In the security sector, this “general order” often manifests as the TrackTik log. Digital reporting is a powerful tool-it provides verifiable, time-stamped proof of coverage that insurers and property owners crave. It is a necessary component of modern accountability.

However, the log is only as good as the eyes that feed it. If the digital prompt asks “Is the fire exit clear?” and the guard clicks “Yes,” the system is satisfied. But if the guard doesn’t know that a pallet of drywall was moved in front of that exit ago by a subcontractor who wasn’t supposed to be there, the digital “Yes” is a lie.

Blending Gaze and Technology

True safety requires a blend of the universal and the particular. You need the technology to track the movement, but you need the site-specific briefing to direct the gaze. You need a supervisor who knows that the building’s history is more important than its blueprint.
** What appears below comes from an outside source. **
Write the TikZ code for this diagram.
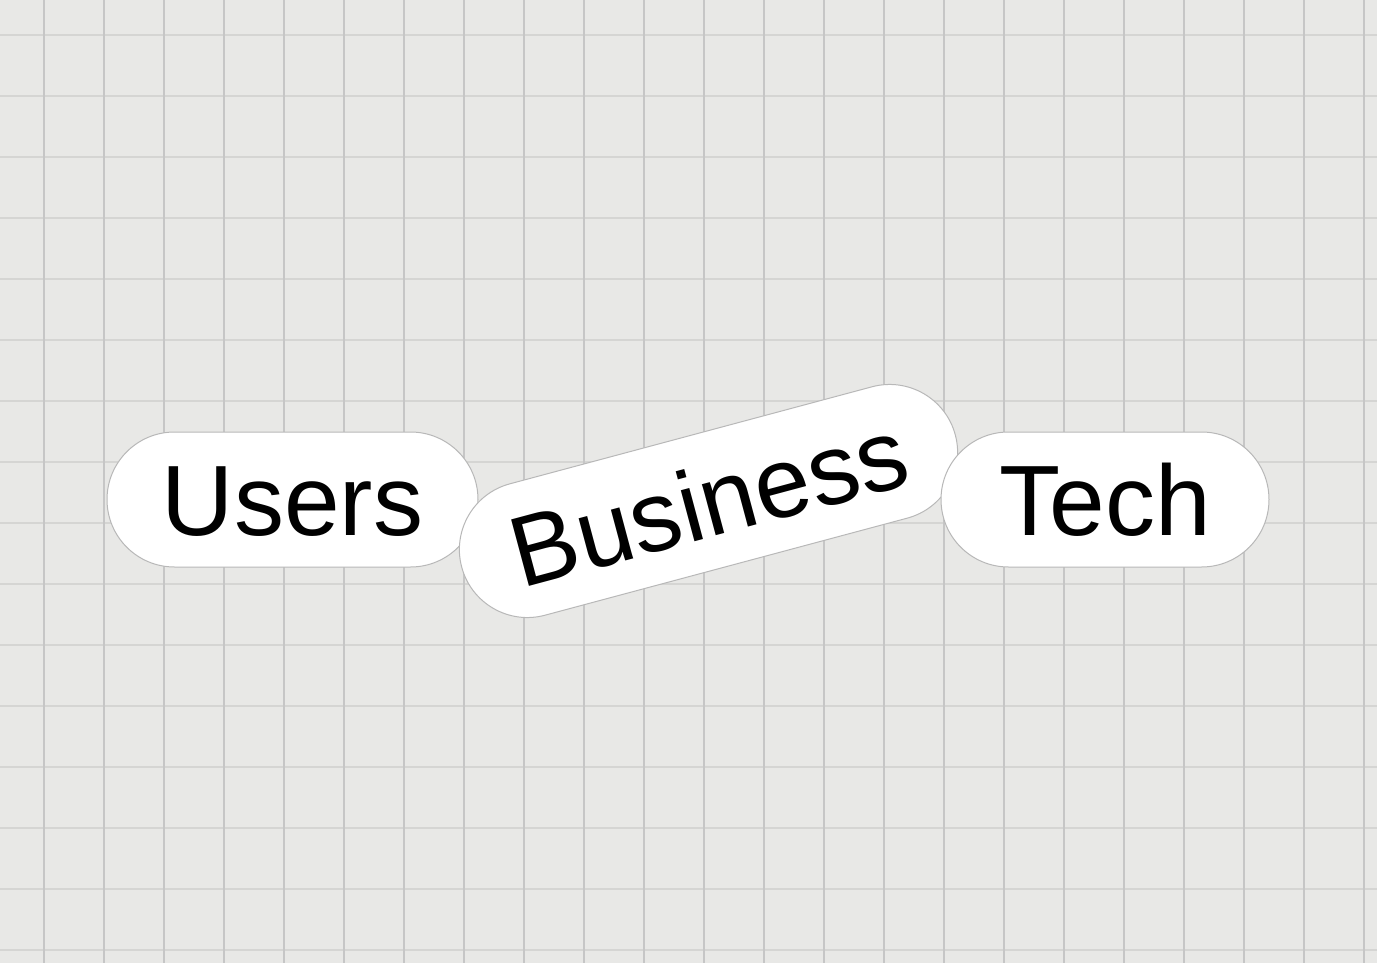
\documentclass[tikz,border=0pt]{standalone}
\usepackage{fontspec}
\setmainfont{Liberation Sans}
\usetikzlibrary{shapes.misc}
\definecolor{bg}{HTML}{E8E8E6}
\definecolor{vgrid}{HTML}{C6C6C6}
\definecolor{hgrid}{HTML}{D5D5D3}
\definecolor{pilledge}{HTML}{B8B8B8}
\tikzset{
  pill/.style={rounded rectangle, draw=pilledge, line width=1pt, fill=white,
    inner sep=0pt, minimum height=135pt, text height=72pt, text depth=0pt,
    font=\fontsize{100}{120}\selectfont, text=black},
  vline/.style={draw=vgrid, line width=1.4pt},
  hline/.style={draw=hgrid, line width=2pt}
}
\begin{document}
\begin{tikzpicture}[x=1pt,y=-1pt]
\fill[bg] (0,0) rectangle (1377,963);
\useasboundingbox (0,0) rectangle (1377,963);
\foreach \k in {0,...,15} { \draw[hline] (0,{35+61*\k}) -- (1377,{35+61*\k}); }
\foreach \k in {0,...,22} { \draw[vline] ({44+60*\k},0) -- ({44+60*\k},963); }
\node[pill, minimum width=371pt] (users) at (292.5,499.5) {Users};
\node[pill, minimum width=511pt, minimum height=136pt, rotate=15] (business) at (708.5,501) {Business};
\node[pill, minimum width=328pt] (tech) at (1105,499.5) {Tech};
\end{tikzpicture}
\end{document}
You need a guard who isn’t just checking boxes, but is actively looking for the “hot panel” of the day. The risk is local. It doesn’t live in the corporate headquarters or in the training manual; it lives in the frayed wire behind the drywall.

It lives in the door that doesn’t quite click. It lives in the gap between what the company says should happen and what the site actually demands. When we prioritize the standardized briefing over the site-specific warning, we are effectively telling our guards to stop thinking. We are telling them that the system is smarter than their senses.

Data vs. Context

We have reached a point where we have more data than ever before, but we have less context. We can tell you exactly when a guard passed a certain checkpoint, but we struggle to tell you if he noticed the subtle change in the sound of the HVAC system.

DATA (HIGH)

CONTEXT (LOW)

This is why the human element remains the most volatile and the most valuable part of the security equation. A human can be told to ignore the script. A human can recognize that the “all clear” signal is wrong because the air feels heavy.

If we want to actually protect property, we have to stop treating every site like a carbon copy of a template. We have to embrace the messy, inconvenient, and highly specific details that make a building unique. We have to admit that the standardized briefing is a starting point, not a destination.

Safety as a Negotiation

We should be wary of any system that promises to handle everything through a single, uniform process. Safety is not a product you can buy off a shelf and install; it is a continuous negotiation between a set of rules and a changing environment.

It requires the humility to acknowledge that the person on the ground might see something that the person in the office missed. At the end of the day, the goal isn’t to have a perfectly filled-out form. The goal is to have a building that is still standing in the morning.

Looking at the Water

To achieve that, we have to move past the comfort of the generic. We have to stop being like Henri Valery, staring at the wooden arms of the semaphore while the water rises. We have to start looking at the water. Details matter.

Security is not a script. It is an observation. When we strip away the specificity of a site to make our operations more “standard,” we aren’t just losing data; we are losing our ability to respond to reality.

The best briefing is the one that tells the guard exactly what he needs to know to survive the next eight hours, even if it’s not on the company’s official list. That is where the real work happens. That is where the fire doesn’t start.